Data lines
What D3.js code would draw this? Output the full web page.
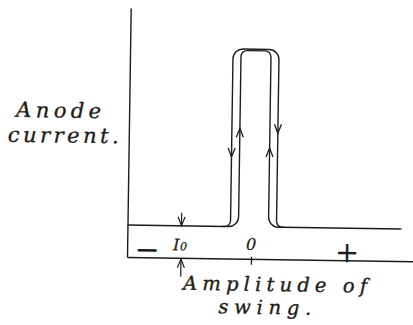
<!DOCTYPE html>
<html>
<head>
<meta charset="utf-8">
<script src="https://cdn.jsdelivr.net/npm/d3@7"></script>
<style>
  body { margin: 0; background: #fff; }
  svg { display: block; }
</style>
</head>
<body>
<div id="chart"></div>
<script>
const w = 413, h = 325;
const m = {l: 127, r: 0, t: 8, b: 68};
const ink = "#1c1c1c";

// amplitude of swing (x) against anode current (y), arbitrary units
const amplitudeDomain = [-1.24, 1.62];
const currentDomain = [0, 10];
const restingCurrent = 1.285; // I0
const outerTrace = [[-1.24, 1.285], [-0.21, 1.285], [-0.21, 8.42], [0.25, 8.42], [0.25, 1.285], [1.5, 1.285]];
const innerTrace = [[-0.30, 1.285], [-0.13, 1.285], [-0.13, 8.36], [0.17, 8.36], [0.17, 1.285], [0.34, 1.285]];
const traceArrows = [[-0.21, 4.08, "down"], [-0.13, 5.24, "up"], [0.17, 4.46, "up"], [0.25, 5.06, "down"]];
// I0 marker arrows: [amplitude, tail current, tip current]
const markerArrows = [[-0.7, 1.81, 1.285], [-0.7, -0.76, -0.04]];
const xTicks = [0];
const signLabels = [[-1.04, "\u2212"], [0.96, "+"]];

const x = d3.scaleLinear().domain(amplitudeDomain).range([m.l, w - m.r]);
const y = d3.scaleLinear().domain(currentDomain).range([h - m.b, m.t]);

const svg = d3.select("#chart").append("svg")
  .attr("width", w).attr("height", h)
  .attr("viewBox", `0 0 ${w} ${h}`);

// the printed figure sits a little askew on the page
const g = svg.append("g")
  .attr("transform", `rotate(0.85, ${x.range()[0]}, ${y(0)})`);

// axes
const xAxis = g.append("g")
  .attr("transform", `translate(0,${y(0)})`)
  .call(d3.axisBottom(x).tickValues(xTicks).tickFormat("").tickSizeOuter(0).tickSizeInner(6));
const yAxis = g.append("g")
  .attr("transform", `translate(${x.range()[0]},0)`)
  .call(d3.axisLeft(y).tickValues([]).tickSizeOuter(0));
g.selectAll(".domain").attr("stroke", ink).attr("stroke-width", 1.4);
xAxis.selectAll(".tick line").attr("stroke", ink).attr("stroke-width", 1.3).attr("y1", -2);

// rounded polyline through the trace points
function rounded(pts, radii) {
  const p = d3.path();
  const px = pts.map(d => [x(d[0]), y(d[1])]);
  p.moveTo(px[0][0], px[0][1]);
  for (let i = 1; i < px.length - 1; i++) {
    p.arcTo(px[i][0], px[i][1], px[i + 1][0], px[i + 1][1], radii[i - 1]);
  }
  p.lineTo(px[px.length - 1][0], px[px.length - 1][1]);
  return p.toString();
}

g.append("path")
  .attr("d", rounded(outerTrace, [6, 10, 10, 6]))
  .attr("fill", "none").attr("stroke", ink).attr("stroke-width", 1.4);
g.append("path")
  .attr("d", rounded(innerTrace, [10, 6, 6, 10]))
  .attr("fill", "none").attr("stroke", ink).attr("stroke-width", 1.4);

function head(px, py, dir) {
  const s = dir === "down" ? -1 : 1;
  return `M${px - 3.5},${py + s * 9}L${px},${py}L${px + 3.5},${py + s * 9}`;
}

g.selectAll(".trace-arrow")
  .data(traceArrows)
  .join("path")
    .attr("class", "trace-arrow")
    .attr("d", d => head(x(d[0]), y(d[1]), d[2]))
    .attr("fill", "none").attr("stroke", ink).attr("stroke-width", 1.3);

const marks = g.selectAll(".marker")
  .data(markerArrows)
  .join("g")
    .attr("class", "marker");
marks.append("line")
  .attr("x1", d => x(d[0])).attr("x2", d => x(d[0]))
  .attr("y1", d => y(d[1])).attr("y2", d => y(d[2]))
  .attr("stroke", ink).attr("stroke-width", 1.2);
marks.append("path")
  .attr("d", d => head(x(d[0]), y(d[2]), d[2] < d[1] ? "down" : "up"))
  .attr("fill", "none").attr("stroke", ink).attr("stroke-width", 1.2);

// labels, a touch heavier to match the hand lettering
const font = "'DejaVu Serif', serif";
function label(txt, lx, ly, size, len) {
  const t = g.append("text")
    .attr("x", lx).attr("y", ly)
    .attr("font-family", font).attr("font-style", "italic")
    .attr("font-size", size).attr("fill", ink)
    .attr("stroke", ink).attr("stroke-width", 0.35)
    .text(txt);
  if (len) t.attr("textLength", len).attr("lengthAdjust", "spacing");
  return t;
}

label("Anode", 14, 118.5, 21, 85);
label("current.", 6, 143.5, 21, 111);
label("Amplitude of", 183.5, 289, 19.5, 184);
label("swing.", 219, 312, 19.5, 93);

// I0 and zero on the axis
const i0 = g.append("text")
  .attr("x", x(-0.78)).attr("y", y(restingCurrent) + 24.5)
  .attr("font-family", font).attr("font-style", "italic")
  .attr("font-size", 16).attr("fill", ink)
  .attr("stroke", ink).attr("stroke-width", 0.3);
i0.append("tspan").text("I");
i0.append("tspan").attr("font-size", 11).attr("dx", 0.5).text("0");

g.selectAll(".tick-label")
  .data(xTicks)
  .join("text")
    .attr("class", "tick-label")
    .attr("x", d => x(d)).attr("y", y(0) - 9)
    .attr("text-anchor", "middle")
    .attr("font-family", font).attr("font-style", "italic")
    .attr("font-size", 16).attr("fill", ink)
    .attr("stroke", ink).attr("stroke-width", 0.3)
    .text("0");

g.selectAll(".sign")
  .data(signLabels)
  .join("text")
    .attr("class", "sign")
    .attr("x", d => x(d[0])).attr("y", y(0))
    .attr("dy", d => d[1] === "+" ? 2 : 2.3)
    .attr("text-anchor", "middle")
    .attr("font-family", "'DejaVu Sans', sans-serif")
    .attr("font-size", d => d[1] === "+" ? 29 : 30)
    .attr("fill", ink)
    .text(d => d[1]);
</script>
</body>
</html>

What needs to be done
Copy out the listing exactly as it stands, but not the pictures.

Correct answer
What D3.js code would draw this? Output the full web page.
<!DOCTYPE html>
<html>
<head>
<meta charset="utf-8">
<script src="https://cdn.jsdelivr.net/npm/d3@7"></script>
<style>
  body { margin: 0; background: #fff; }
  svg { display: block; }
</style>
</head>
<body>
<div id="chart"></div>
<script>
const w = 413, h = 325;
const m = {l: 127, r: 0, t: 8, b: 68};
const ink = "#1c1c1c";

// amplitude of swing (x) against anode current (y), arbitrary units
const amplitudeDomain = [-1.24, 1.62];
const currentDomain = [0, 10];
const restingCurrent = 1.285; // I0
const outerTrace = [[-1.24, 1.285], [-0.21, 1.285], [-0.21, 8.42], [0.25, 8.42], [0.25, 1.285], [1.5, 1.285]];
const innerTrace = [[-0.30, 1.285], [-0.13, 1.285], [-0.13, 8.36], [0.17, 8.36], [0.17, 1.285], [0.34, 1.285]];
const traceArrows = [[-0.21, 4.08, "down"], [-0.13, 5.24, "up"], [0.17, 4.46, "up"], [0.25, 5.06, "down"]];
// I0 marker arrows: [amplitude, tail current, tip current]
const markerArrows = [[-0.7, 1.81, 1.285], [-0.7, -0.76, -0.04]];
const xTicks = [0];
const signLabels = [[-1.04, "\u2212"], [0.96, "+"]];

const x = d3.scaleLinear().domain(amplitudeDomain).range([m.l, w - m.r]);
const y = d3.scaleLinear().domain(currentDomain).range([h - m.b, m.t]);

const svg = d3.select("#chart").append("svg")
  .attr("width", w).attr("height", h)
  .attr("viewBox", `0 0 ${w} ${h}`);

// the printed figure sits a little askew on the page
const g = svg.append("g")
  .attr("transform", `rotate(0.85, ${x.range()[0]}, ${y(0)})`);

// axes
const xAxis = g.append("g")
  .attr("transform", `translate(0,${y(0)})`)
  .call(d3.axisBottom(x).tickValues(xTicks).tickFormat("").tickSizeOuter(0).tickSizeInner(6));
const yAxis = g.append("g")
  .attr("transform", `translate(${x.range()[0]},0)`)
  .call(d3.axisLeft(y).tickValues([]).tickSizeOuter(0));
g.selectAll(".domain").attr("stroke", ink).attr("stroke-width", 1.4);
xAxis.selectAll(".tick line").attr("stroke", ink).attr("stroke-width", 1.3).attr("y1", -2);

// rounded polyline through the trace points
function rounded(pts, radii) {
  const p = d3.path();
  const px = pts.map(d => [x(d[0]), y(d[1])]);
  p.moveTo(px[0][0], px[0][1]);
  for (let i = 1; i < px.length - 1; i++) {
    p.arcTo(px[i][0], px[i][1], px[i + 1][0], px[i + 1][1], radii[i - 1]);
  }
  p.lineTo(px[px.length - 1][0], px[px.length - 1][1]);
  return p.toString();
}

g.append("path")
  .attr("d", rounded(outerTrace, [6, 10, 10, 6]))
  .attr("fill", "none").attr("stroke", ink).attr("stroke-width", 1.4);
g.append("path")
  .attr("d", rounded(innerTrace, [10, 6, 6, 10]))
  .attr("fill", "none").attr("stroke", ink).attr("stroke-width", 1.4);

function head(px, py, dir) {
  const s = dir === "down" ? -1 : 1;
  return `M${px - 3.5},${py + s * 9}L${px},${py}L${px + 3.5},${py + s * 9}`;
}

g.selectAll(".trace-arrow")
  .data(traceArrows)
  .join("path")
    .attr("class", "trace-arrow")
    .attr("d", d => head(x(d[0]), y(d[1]), d[2]))
    .attr("fill", "none").attr("stroke", ink).attr("stroke-width", 1.3);

const marks = g.selectAll(".marker")
  .data(markerArrows)
  .join("g")
    .attr("class", "marker");
marks.append("line")
  .attr("x1", d => x(d[0])).attr("x2", d => x(d[0]))
  .attr("y1", d => y(d[1])).attr("y2", d => y(d[2]))
  .attr("stroke", ink).attr("stroke-width", 1.2);
marks.append("path")
  .attr("d", d => head(x(d[0]), y(d[2]), d[2] < d[1] ? "down" : "up"))
  .attr("fill", "none").attr("stroke", ink).attr("stroke-width", 1.2);

// labels, a touch heavier to match the hand lettering
const font = "'DejaVu Serif', serif";
function label(txt, lx, ly, size, len) {
  const t = g.append("text")
    .attr("x", lx).attr("y", ly)
    .attr("font-family", font).attr("font-style", "italic")
    .attr("font-size", size).attr("fill", ink)
    .attr("stroke", ink).attr("stroke-width", 0.35)
    .text(txt);
  if (len) t.attr("textLength", len).attr("lengthAdjust", "spacing");
  return t;
}

label("Anode", 14, 118.5, 21, 85);
label("current.", 6, 143.5, 21, 111);
label("Amplitude of", 183.5, 289, 19.5, 184);
label("swing.", 219, 312, 19.5, 93);

// I0 and zero on the axis
const i0 = g.append("text")
  .attr("x", x(-0.78)).attr("y", y(restingCurrent) + 24.5)
  .attr("font-family", font).attr("font-style", "italic")
  .attr("font-size", 16).attr("fill", ink)
  .attr("stroke", ink).attr("stroke-width", 0.3);
i0.append("tspan").text("I");
i0.append("tspan").attr("font-size", 11).attr("dx", 0.5).text("0");

g.selectAll(".tick-label")
  .data(xTicks)
  .join("text")
    .attr("class", "tick-label")
    .attr("x", d => x(d)).attr("y", y(0) - 9)
    .attr("text-anchor", "middle")
    .attr("font-family", font).attr("font-style", "italic")
    .attr("font-size", 16).attr("fill", ink)
    .attr("stroke", ink).attr("stroke-width", 0.3)
    .text("0");

g.selectAll(".sign")
  .data(signLabels)
  .join("text")
    .attr("class", "sign")
    .attr("x", d => x(d[0])).attr("y", y(0))
    .attr("dy", d => d[1] === "+" ? 2 : 2.3)
    .attr("text-anchor", "middle")
    .attr("font-family", "'DejaVu Sans', sans-serif")
    .attr("font-size", d => d[1] === "+" ? 29 : 30)
    .attr("fill", ink)
    .text(d => d[1]);
</script>
</body>
</html>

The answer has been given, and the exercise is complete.